Enfin, écrire seule permet souvent une première mise en sens de son histoire.
Des liens apparaissent, des souvenirs remontent, des compréhensions émergent, parfois de façon inattendue, donnant l’impression que quelque chose s’organise enfin là où tout semblait jusque-là éclaté.

Tout cela est réel.
Tout cela est précieux.
Et cela mérite d’être reconnu pleinement.

Ce qui, pourtant, peut se figer dans l’écriture solitaire

Et pourtant, malgré ces effets souvent bénéfiques, beaucoup de personnes sentent, à un moment donné, que leur écriture commence à tourner autour des mêmes thèmes, à reprendre les mêmes formulations, à raconter, encore et encore, une histoire déjà connue, sans que quelque chose se déplace vraiment en profondeur.

Il ne s’agit pas d’un manque de lucidité, ni d’un défaut de travail sur soi.
Il s’agit simplement du fait que, lorsque l’on écrit seul, on écrit toujours depuis le même point psychique, avec ses propres défenses, ses propres récits déjà constitués, ses propres angles morts.

Certaines phrases deviennent familières, presque rassurantes.
Certaines interprétations se stabilisent au point de ne plus être questionnées.
L’écriture soulage, mais elle peut aussi, sans que l’on s’en rende compte, consolider certaines boucles internes, comme la culpabilité, la rumination, une dureté envers soi-même ou une manière très ancienne de se raconter.

Sans regard extérieur, il devient également difficile de distinguer clairement ce qui relève du passé de ce qui appartient au présent.
Une émotion actuelle peut être la réactivation d’une mémoire ancienne.
Un conflit intérieur peut masquer une loyauté plus profonde, plus silencieuse.
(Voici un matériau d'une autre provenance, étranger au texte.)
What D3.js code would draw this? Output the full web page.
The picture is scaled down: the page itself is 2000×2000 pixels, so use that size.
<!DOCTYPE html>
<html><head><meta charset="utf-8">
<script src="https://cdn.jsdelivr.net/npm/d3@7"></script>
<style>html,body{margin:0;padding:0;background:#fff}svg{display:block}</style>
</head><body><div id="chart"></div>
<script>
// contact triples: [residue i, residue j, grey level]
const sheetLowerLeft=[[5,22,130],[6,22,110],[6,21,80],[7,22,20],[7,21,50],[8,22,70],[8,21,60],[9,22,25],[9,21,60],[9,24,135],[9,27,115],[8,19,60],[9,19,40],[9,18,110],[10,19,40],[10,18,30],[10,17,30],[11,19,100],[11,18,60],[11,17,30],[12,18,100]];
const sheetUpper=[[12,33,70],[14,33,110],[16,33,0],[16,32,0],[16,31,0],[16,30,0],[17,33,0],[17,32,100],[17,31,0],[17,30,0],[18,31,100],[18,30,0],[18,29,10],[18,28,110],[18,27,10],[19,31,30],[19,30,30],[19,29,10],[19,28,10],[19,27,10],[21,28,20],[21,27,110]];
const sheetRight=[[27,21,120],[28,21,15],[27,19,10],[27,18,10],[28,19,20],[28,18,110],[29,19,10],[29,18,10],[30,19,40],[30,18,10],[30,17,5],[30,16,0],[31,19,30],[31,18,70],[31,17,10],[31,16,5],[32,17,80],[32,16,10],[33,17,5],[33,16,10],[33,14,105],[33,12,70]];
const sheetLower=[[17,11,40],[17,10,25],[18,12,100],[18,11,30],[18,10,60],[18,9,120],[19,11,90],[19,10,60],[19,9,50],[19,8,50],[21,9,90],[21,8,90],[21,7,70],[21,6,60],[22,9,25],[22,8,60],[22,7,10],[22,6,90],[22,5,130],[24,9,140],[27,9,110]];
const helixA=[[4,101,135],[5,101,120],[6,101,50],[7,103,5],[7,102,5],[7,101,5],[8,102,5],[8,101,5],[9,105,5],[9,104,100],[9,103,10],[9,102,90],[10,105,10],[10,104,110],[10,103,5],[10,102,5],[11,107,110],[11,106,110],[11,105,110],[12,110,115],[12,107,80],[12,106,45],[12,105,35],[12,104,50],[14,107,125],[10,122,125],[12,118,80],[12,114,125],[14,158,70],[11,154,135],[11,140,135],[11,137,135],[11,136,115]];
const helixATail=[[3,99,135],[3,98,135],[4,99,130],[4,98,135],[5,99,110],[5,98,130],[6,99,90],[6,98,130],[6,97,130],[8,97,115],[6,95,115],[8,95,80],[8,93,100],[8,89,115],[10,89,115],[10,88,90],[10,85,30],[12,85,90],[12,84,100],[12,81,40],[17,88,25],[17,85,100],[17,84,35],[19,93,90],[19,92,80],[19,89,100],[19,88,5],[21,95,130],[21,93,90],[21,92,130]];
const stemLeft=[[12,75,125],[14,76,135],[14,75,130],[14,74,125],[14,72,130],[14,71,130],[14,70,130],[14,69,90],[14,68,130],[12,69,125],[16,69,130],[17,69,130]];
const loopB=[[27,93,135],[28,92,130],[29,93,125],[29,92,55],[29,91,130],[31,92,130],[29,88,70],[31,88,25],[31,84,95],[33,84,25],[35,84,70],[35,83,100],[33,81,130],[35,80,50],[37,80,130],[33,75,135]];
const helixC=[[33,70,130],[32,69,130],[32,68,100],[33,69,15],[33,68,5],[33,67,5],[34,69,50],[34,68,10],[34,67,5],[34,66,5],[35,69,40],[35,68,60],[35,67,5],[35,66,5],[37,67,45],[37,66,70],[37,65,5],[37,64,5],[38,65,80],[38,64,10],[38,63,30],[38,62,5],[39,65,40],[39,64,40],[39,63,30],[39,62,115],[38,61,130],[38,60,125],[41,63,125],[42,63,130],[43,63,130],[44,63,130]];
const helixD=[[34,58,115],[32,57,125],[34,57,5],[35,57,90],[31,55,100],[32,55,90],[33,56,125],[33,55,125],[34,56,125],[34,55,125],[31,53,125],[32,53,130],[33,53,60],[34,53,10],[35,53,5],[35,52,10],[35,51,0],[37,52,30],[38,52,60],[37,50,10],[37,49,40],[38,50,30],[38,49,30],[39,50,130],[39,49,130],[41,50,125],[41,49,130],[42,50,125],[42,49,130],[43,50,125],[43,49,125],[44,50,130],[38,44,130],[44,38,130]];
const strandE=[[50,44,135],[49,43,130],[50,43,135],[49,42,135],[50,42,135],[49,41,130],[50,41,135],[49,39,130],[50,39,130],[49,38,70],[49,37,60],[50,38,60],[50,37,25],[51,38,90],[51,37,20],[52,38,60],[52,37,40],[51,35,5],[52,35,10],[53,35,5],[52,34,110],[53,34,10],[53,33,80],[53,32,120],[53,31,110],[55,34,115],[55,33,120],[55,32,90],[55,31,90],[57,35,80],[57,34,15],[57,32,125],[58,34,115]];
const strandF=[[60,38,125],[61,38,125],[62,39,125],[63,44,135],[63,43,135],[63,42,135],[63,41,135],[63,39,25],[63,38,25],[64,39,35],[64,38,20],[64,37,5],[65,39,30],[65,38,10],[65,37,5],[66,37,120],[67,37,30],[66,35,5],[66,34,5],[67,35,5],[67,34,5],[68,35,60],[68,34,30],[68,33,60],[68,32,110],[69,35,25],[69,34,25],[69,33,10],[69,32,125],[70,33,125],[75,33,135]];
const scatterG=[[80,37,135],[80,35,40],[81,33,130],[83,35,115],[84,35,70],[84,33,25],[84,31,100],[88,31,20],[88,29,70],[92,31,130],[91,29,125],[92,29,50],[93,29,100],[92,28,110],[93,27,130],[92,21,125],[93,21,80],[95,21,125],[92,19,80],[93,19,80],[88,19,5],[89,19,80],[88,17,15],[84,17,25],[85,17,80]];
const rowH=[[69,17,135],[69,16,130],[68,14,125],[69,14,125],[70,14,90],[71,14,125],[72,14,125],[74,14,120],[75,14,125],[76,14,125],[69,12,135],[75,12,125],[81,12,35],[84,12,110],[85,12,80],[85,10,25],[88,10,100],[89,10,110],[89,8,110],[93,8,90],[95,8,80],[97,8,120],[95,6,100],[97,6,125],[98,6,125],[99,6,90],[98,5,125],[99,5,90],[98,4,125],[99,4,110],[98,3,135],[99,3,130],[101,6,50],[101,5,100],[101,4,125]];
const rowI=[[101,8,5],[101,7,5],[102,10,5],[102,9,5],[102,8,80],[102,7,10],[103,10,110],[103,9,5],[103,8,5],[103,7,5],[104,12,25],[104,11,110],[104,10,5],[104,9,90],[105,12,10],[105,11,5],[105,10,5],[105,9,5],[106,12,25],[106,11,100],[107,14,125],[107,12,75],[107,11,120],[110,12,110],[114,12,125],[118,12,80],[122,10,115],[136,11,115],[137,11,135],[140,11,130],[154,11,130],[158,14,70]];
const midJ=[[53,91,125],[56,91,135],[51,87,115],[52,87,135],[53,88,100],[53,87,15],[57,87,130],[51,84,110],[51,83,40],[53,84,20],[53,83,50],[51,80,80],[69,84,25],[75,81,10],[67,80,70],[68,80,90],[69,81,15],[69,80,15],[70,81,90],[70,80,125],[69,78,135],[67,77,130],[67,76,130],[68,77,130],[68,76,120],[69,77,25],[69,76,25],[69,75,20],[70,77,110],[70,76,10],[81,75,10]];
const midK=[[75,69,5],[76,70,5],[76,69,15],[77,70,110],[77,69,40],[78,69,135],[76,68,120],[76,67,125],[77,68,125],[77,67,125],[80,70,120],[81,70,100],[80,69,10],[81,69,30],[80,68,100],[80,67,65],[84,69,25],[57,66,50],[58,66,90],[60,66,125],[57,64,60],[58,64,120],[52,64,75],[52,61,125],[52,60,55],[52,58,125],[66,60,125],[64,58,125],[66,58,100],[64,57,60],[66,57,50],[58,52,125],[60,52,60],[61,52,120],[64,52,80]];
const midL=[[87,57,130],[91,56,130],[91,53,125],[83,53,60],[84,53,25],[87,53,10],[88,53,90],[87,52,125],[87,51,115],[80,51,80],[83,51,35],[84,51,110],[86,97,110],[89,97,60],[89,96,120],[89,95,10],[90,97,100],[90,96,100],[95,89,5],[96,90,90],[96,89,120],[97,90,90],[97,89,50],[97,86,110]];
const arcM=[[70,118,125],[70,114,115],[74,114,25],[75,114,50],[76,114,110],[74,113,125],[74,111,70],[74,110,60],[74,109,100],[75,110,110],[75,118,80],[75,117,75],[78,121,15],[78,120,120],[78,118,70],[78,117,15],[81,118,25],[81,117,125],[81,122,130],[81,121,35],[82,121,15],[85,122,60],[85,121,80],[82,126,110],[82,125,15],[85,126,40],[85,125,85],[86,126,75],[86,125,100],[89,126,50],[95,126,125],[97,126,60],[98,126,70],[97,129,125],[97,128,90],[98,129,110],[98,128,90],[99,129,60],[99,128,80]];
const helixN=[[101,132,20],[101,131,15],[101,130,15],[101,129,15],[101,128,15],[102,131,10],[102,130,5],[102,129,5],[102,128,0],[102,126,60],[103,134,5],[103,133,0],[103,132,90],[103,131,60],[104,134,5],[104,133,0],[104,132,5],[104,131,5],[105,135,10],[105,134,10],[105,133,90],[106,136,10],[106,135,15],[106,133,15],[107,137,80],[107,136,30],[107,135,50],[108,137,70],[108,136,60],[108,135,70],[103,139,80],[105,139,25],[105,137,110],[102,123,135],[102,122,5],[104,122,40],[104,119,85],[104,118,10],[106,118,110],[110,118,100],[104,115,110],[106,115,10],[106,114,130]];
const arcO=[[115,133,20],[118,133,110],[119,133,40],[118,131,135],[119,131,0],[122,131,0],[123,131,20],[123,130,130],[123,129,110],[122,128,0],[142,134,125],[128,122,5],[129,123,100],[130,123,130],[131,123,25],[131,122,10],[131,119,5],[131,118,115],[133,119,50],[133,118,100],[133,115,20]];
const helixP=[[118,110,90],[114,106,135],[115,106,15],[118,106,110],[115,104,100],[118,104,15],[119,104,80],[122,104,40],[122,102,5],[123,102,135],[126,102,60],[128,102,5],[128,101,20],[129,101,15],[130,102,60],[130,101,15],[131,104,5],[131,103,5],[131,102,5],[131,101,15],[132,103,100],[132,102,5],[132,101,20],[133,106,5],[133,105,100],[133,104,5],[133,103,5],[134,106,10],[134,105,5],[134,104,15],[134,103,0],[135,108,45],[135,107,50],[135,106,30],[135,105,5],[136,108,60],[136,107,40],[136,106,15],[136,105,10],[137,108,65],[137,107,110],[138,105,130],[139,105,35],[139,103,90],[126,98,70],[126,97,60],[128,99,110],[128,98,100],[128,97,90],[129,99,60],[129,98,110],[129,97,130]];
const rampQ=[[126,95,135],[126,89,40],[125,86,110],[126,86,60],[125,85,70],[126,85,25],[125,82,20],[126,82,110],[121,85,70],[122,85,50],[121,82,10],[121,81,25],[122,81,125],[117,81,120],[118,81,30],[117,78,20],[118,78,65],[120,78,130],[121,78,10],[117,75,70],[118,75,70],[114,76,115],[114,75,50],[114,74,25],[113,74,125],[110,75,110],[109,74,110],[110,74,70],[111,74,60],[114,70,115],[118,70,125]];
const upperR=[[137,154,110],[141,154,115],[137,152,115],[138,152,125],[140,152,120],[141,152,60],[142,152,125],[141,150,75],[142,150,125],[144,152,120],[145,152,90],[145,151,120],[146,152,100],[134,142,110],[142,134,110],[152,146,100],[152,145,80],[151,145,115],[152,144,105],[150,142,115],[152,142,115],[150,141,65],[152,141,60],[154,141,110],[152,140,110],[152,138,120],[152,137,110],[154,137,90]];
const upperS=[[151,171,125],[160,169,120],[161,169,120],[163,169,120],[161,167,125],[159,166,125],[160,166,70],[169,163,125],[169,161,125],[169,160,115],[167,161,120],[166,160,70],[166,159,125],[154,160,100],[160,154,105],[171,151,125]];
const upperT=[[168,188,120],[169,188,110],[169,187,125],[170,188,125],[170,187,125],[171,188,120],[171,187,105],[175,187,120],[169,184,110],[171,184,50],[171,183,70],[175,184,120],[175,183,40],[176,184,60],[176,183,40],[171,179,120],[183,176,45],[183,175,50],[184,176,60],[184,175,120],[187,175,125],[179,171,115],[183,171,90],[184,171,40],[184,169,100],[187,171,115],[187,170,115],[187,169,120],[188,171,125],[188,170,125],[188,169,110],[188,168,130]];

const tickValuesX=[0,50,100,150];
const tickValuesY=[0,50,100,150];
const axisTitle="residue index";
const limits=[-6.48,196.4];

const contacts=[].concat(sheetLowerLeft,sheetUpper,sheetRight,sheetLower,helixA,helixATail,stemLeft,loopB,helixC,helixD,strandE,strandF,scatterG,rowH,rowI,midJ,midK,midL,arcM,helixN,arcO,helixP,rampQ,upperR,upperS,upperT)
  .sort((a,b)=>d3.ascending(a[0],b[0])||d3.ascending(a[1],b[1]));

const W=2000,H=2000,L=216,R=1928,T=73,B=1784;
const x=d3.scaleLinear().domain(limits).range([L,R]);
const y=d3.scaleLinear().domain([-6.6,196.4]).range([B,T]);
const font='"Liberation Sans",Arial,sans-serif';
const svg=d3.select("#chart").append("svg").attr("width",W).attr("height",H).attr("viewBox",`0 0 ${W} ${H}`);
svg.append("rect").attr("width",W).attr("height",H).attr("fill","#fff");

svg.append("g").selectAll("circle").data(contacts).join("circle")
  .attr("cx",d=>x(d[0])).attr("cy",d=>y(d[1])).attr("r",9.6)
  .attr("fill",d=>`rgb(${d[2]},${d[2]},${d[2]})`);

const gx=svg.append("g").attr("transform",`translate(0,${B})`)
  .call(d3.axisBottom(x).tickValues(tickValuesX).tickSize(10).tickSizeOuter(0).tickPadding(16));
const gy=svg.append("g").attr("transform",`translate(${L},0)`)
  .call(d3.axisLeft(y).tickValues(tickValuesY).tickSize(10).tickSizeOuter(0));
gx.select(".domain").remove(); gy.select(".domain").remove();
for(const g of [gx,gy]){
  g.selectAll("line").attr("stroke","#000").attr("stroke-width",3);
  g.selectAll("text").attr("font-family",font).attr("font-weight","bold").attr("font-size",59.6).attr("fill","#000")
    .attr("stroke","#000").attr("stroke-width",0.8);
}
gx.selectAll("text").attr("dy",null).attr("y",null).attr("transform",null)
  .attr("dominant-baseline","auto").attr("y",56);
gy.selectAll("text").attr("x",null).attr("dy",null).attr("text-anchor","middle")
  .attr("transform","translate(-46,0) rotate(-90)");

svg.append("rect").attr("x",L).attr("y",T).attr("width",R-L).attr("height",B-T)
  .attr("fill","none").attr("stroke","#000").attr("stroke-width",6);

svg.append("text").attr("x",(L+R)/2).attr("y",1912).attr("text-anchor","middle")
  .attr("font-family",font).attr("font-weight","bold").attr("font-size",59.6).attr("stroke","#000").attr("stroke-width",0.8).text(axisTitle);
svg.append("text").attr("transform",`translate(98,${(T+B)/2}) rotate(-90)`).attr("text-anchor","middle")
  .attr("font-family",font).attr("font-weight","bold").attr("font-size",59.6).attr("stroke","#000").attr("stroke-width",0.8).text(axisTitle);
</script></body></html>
On écrit, mais on reste dedans, parfois longtemps.

Auto-thérapie par l’écriture : une notion à manier avec prudence

C’est souvent à ce moment-là que surgit l’idée d’« auto-thérapie par l’écriture ».
Le terme est compréhensible, parce que l’écriture soutient réellement, qu’elle permet de traverser, d’élaborer, de tenir.
Mais il mérite d’être nuancé.

L’écriture peut être auto-soutenante, oui.
Elle peut accompagner un mouvement intérieur, parfois de manière très fine.
Mais la thérapie suppose autre chose : la présence d’un tiers, un cadre, une élaboration qui ne repose pas uniquement sur l’auto-interprétation.

Sans cela, on peut aller mieux sans aller plus loin, ou aller plus loin sans être suffisamment contenue.
Ce n’est pas une question de maturité personnelle ou de volonté.
C’est une question de structure psychique.

Ce que change réellement l’écriture accompagnée

La différence essentielle entre écrire seule et être accompagnée ne tient ni à la consigne, ni à la méthode, ni à la technique employée.
Elle tient à la présence du tiers.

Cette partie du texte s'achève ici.